De Geschiedenis van het kamp begint met de inrichting van een oefenplaats voor Duitse troepen. In het voorjaar van 1941 begon het Duitse leger met het inrichten van "stalags" (Duitse afkorting voor Mannschaftsstamm- und Straflager (ook wel "Stammlager"), voor de op handen zijnde aanval op Sovjet Unie. In juli 1941 kwamen de eerste transporten krijgsgevangenen uit de Sovjet Unie in Bergen-Belsen binnen. Tot begin november werden ongeveer 21.000 krijgsgevangenen in het kamp opgesloten. Tot aan de winter leefden de gevangen in zelf gemaakte ondergrondse hutten gemaakt van loofbomen en zelf gemaakte tenten. De bouw van nieuwe barakken begon later pas. Enkele honderden Russische krijgsgevangen werden vanuit Bergen-Belsen naar Concentratiekamp Sachsenhausen gedeporteerd en daar doormiddel van een schot in de nek vermoord.

In de zomer van 1943 werden naast de politieke gevangenen ook Joden geïnterneerd. Op 2 december 1944 bevonden zich 15.257 gevangen in het kamp waaronder vijftienjarige Anne Frank.

De maanden voor de bevrijding verslechterde de omstandigheden in Bergen-Belsen aanzienlijk. Het kamp stroomde vol met gevangenen uit andere kampen. Aan alles was er een tekort: voedsel, water en onderdak. Ook heersten er veel besmettelijke ziektes, zoals tyfus. Half april 1945 werd het kamp door de Engelsen bevrijd. Op dat moment waren er nog circa 60.000 gevangenen in het kamp aanwezig van wie velen doodziek en totaal uitgeput waren. Na de bevrijding verbrandden de Engelsen de barakken vanwege besmettingsgevaar. Foto’s van Bergen-Belsen shockten de wereld. In totaal stierven er ongeveer 70.000 mensen in het kamp waaronder Anne Frank en haar zus Margot. In de weken na de bevrijding bezweken nog zo’n 13.000 gevangen aan ziektes en ondervoeding.

BBC reporter Patrick Gordon Walker meldde op 20 april 1945 bij de bevrijding van het concentratiekamp Bergen Belsen dat een groep Joodse overlevenden spontaan het Hatikva begonnen te zingen. Hatikva, wat in het Hebreeuws (התקווה) 'de hoop' betekent, is het officiële volkslied van Israël. Hatikva gaat over de hoop van het Joodse volk terug te keren naar het land van zijn voorvaderen vanuit de diaspora.

 

Foto gemaakt door mijn kleindochter Shannon.

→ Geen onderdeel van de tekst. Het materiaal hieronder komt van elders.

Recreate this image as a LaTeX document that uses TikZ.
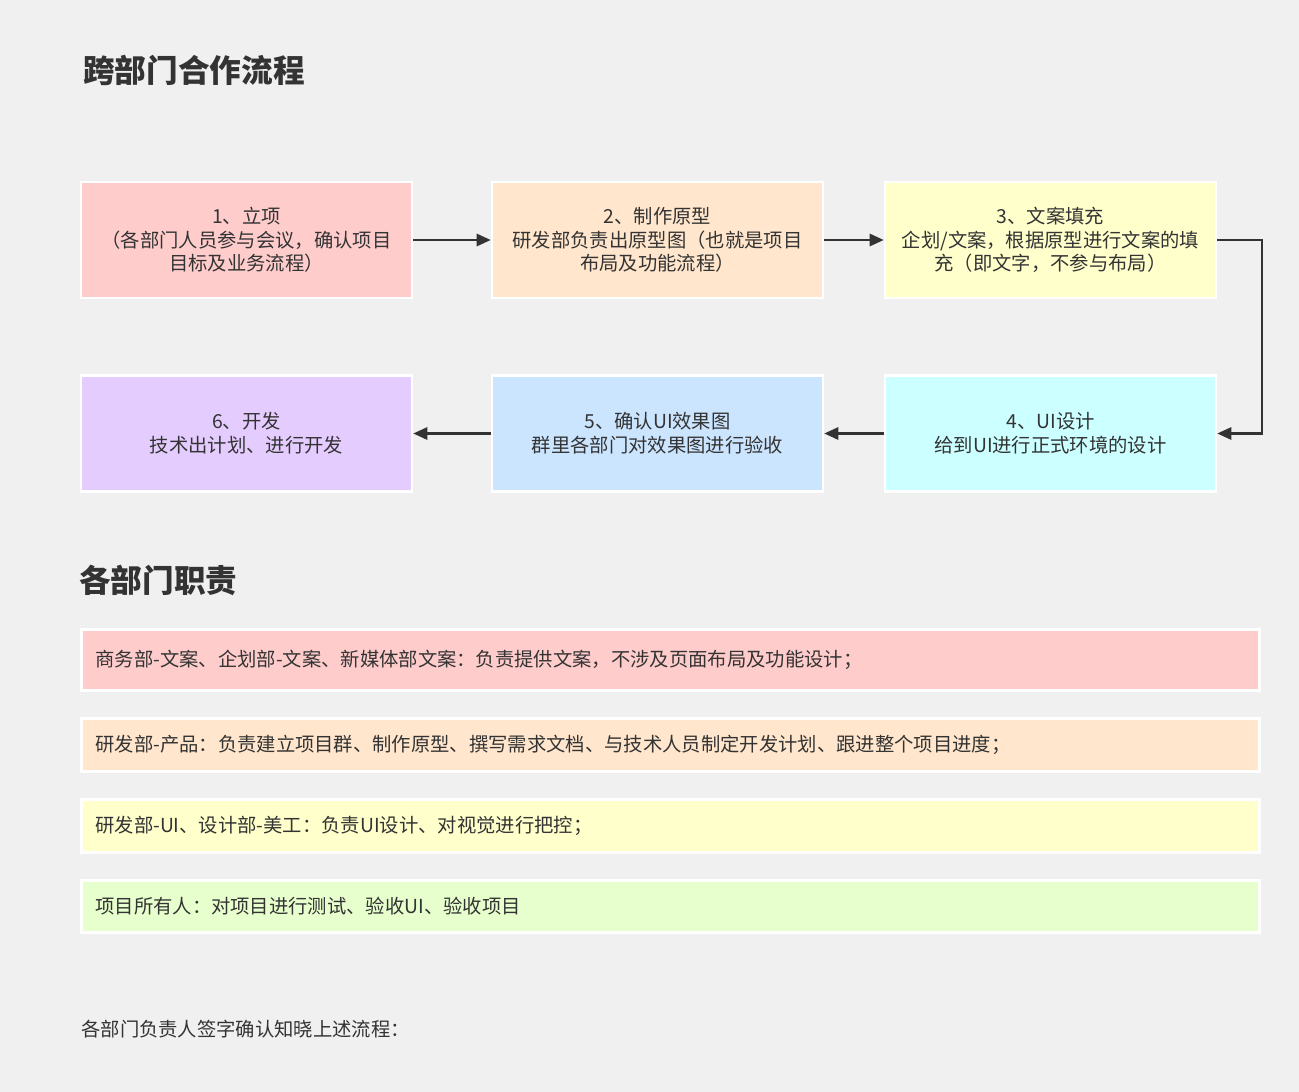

Nadat het kamp bevrijd werd, zetten de geallieerden alles op alles om een rechtvaardige straf voor de staf van Bergen-Belsen. Elf personen die in het kamp werkzaam waren geweest, kregen de doodstraf voor hun misdaden, via ophanging. De meer bekende terdoodveroordeelden waren kampbaas Josef Kramer, Fritz Klein, Irma Grese en Franz Hössler. Voorts spraken de geallieerden gevangenisstraffen uit van 1-15 jaar, terwijl acht betrokkenen vrijgesproken werden.

Anne Frank is uitgegroeid tot een symbool van de Jodenvervolging wereldwijd. Ook nu zien we weer een opkomst van het antisemitisme wereldwijd en het is daarom goed om de herinnering aan deze gruwelijke moordpartij levend te houden want er komen steeds meer dwazen die ontkennen dat het ooit heeft plaatsgevonden.